When it comes, however, to dealing with the negro, in domestic service, or in a business way, the Southerner is infinitely more indulgent to him than his Northern compatriot.
There came to us a well authenticated story from Kentucky, of an old darkey, who, after the war, influenced by the delusion that the only friends the negro had were in the North, wandered up into Illinois, hoping to find an easy fortune. But here he soon found that while the people had much to say to him about the evils of slavery, and the destiny of his race, every one with whom he did business held him to a strict accountability. Trained, as he was, to the slow movement of the mule in the Southern cornfield and the cotton patch, he could not handle the complicated machinery, or keep pace with the quicker methods of farming in the West, and so he was soon cast adrift. When he asked for help he was told to go to work, and so he wandered, foot-sore and weary, back through Indiana and Ohio until he reached again the old Southern plantation in Kentucky. Finding the planter comfortably seated upon his veranda, the old darkey approached, hat in hand, and asked for something to eat.
“Why, you damned black rascal, what are you stopping here for? Go into the kitchen and tell the cook to give you something to eat.”
“Before God, Master,” the old darkey said, grinning from ear to ear, “them’s the sweetest wordy I’se heard since I left old Dixie.”
The old man was home at last. He was among people who understood him, and whom he understood.
WHITE SUPREMACY BY LAW
But if we would have white supremacy, we must establish it by law–not by force or fraud. If you teach your boy that it is right to buy a vote, it is an easy step for him to learn to use money to bribe or corrupt officials or trustees of any class.
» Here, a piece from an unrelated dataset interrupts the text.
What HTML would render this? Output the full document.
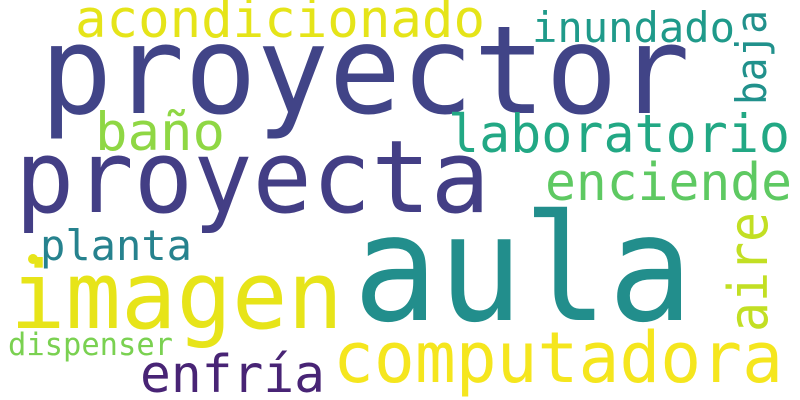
<!DOCTYPE html>
<html><head><meta charset="utf-8"><style>
html,body{margin:0;padding:0;background:#fff;}
svg{display:block;}
text{font-family:"DejaVu Sans Mono","Liberation Mono",monospace;}
</style></head><body>
<svg width="800" height="400" viewBox="0 0 800 400">
<rect width="800" height="400" fill="#fff"/>
<text x="40" y="113" font-size="122" fill="#414487" textLength="650" lengthAdjust="spacingAndGlyphs">proyector</text>
<text x="15" y="212" font-size="101" fill="#433e85" textLength="475" lengthAdjust="spacingAndGlyphs">proyecta</text>
<text x="353" y="320" font-size="148" fill="#228e8c" textLength="340" lengthAdjust="spacingAndGlyphs">aula</text>
<text x="10" y="328" font-size="94" fill="#e7e419" textLength="333" lengthAdjust="spacingAndGlyphs">imagen</text>
<text x="333" y="382" font-size="70" fill="#f5e61e" textLength="450" lengthAdjust="spacingAndGlyphs">computadora</text>
<text x="75" y="37" font-size="53" fill="#e5e419" textLength="410" lengthAdjust="spacingAndGlyphs">acondicionado</text>
<text x="532" y="42" font-size="42" fill="#1f9a8a" textLength="203" lengthAdjust="spacingAndGlyphs">inundado</text>
<text transform="translate(766,105) rotate(-90)" font-size="42" fill="#21918c" textLength="95" lengthAdjust="spacingAndGlyphs">baja</text>
<text x="448" y="152" font-size="53" fill="#22a884" textLength="342" lengthAdjust="spacingAndGlyphs">laboratorio</text>
<text x="95" y="150" font-size="53" fill="#8fd744" textLength="130" lengthAdjust="spacingAndGlyphs">baño</text>
<text x="545" y="200" font-size="52" fill="#5ec962" textLength="247" lengthAdjust="spacingAndGlyphs">enciende</text>
<text x="40" y="260" font-size="42" fill="#26828e" textLength="152" lengthAdjust="spacingAndGlyphs">planta</text>
<circle cx="33" cy="259" r="5" fill="#e7e419"/>
<text transform="translate(767,332) rotate(-90)" font-size="54" fill="#c2df23" textLength="120" lengthAdjust="spacingAndGlyphs">aire</text>
<text x="8" y="355" font-size="31" fill="#7ad151" textLength="165" lengthAdjust="spacingAndGlyphs">dispenser</text>
<text x="140" y="392" font-size="52" fill="#482475" textLength="185" lengthAdjust="spacingAndGlyphs">enfría</text>
</svg>
</body></html>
If you teach your boy that it is right to steal votes, it is an easy step for him to believe that it is right to steal whatever he may need or greatly desire. The results of such an influence will enter every branch of society, it will reach your bank cashiers, and affect positions of trust in every department; it will ultimately enter your courts, and affect the administrations of justice.
. . . .
The justification for whatever manipulation of the ballot that has occurred in this State has been the menace of negro domination. After the war, by force of Federal bayonets, the negro was placed in control of every branch of our Government. Inspired and aided by unscrupulous white men, he wasted money, created debts, increased taxes until it threatened to amount to confiscation of our property. While in power, and within a few years, he increased our State debt from a nominal figure to nearly thirty million dollars. The right of revolution is always left to every people. Being prostrated by the effects of war, and unable to take up arms in their own defense, in some portions of this State, white men, greatly in the minority, it is said, resorted to strategemused their greater intellect to overcome the greater number of their black opponents. If so such a course might be warranted when considered as the right of revolution, and as an act of necessity for self-preservation. But a people cannot always live in a state of revolution. The time comes, when, if they would be free, happy and contented people, they must return to a Constitutional form of government, where law and order prevail, and where every citizen stands ready to stake his life and his honor to maintain it.
. . . .
Mississippi is the pioneer State in this movement. In addition to the payment of a poll tax, there it is provided that only those can vote who have been duly registered, and only those can register who can read, or understand when read to them, any clause in the Constitution. The decision as to who are sufficiently intelligent to meet the requirements of the understanding clause is exclusively in the hands of the registrars.
. . . .
It is contended in defense of this provision, that while, in effect, it will exclude the great mass of ignorant negro voters it does not, in terms, exclude them, and applies generally to all classes of voters, without reference to their race, color or previous condition of servitude; that all negroes who were voters prior to January 1st, 1867, of whom, it is claimed, there were quite a number, could vote, and the descendants, whether slaves or not, of these free negroes were entitled to vote, and that these were quite numerous. And on the other hand, that white people born in other countries–emigrants, who cannot read and write, could not vote, nor could white people who were unable to vote in the State in which they lived prior to 1867, unless they were able to read and write. If it be said that this exception permits many more white people to vote than negroes, the answer was that this would be equally true of any proper qualifications which might be proposed. It would be true of an educational qualification, and it would be true of a property qualification, the validity of which has never been questioned.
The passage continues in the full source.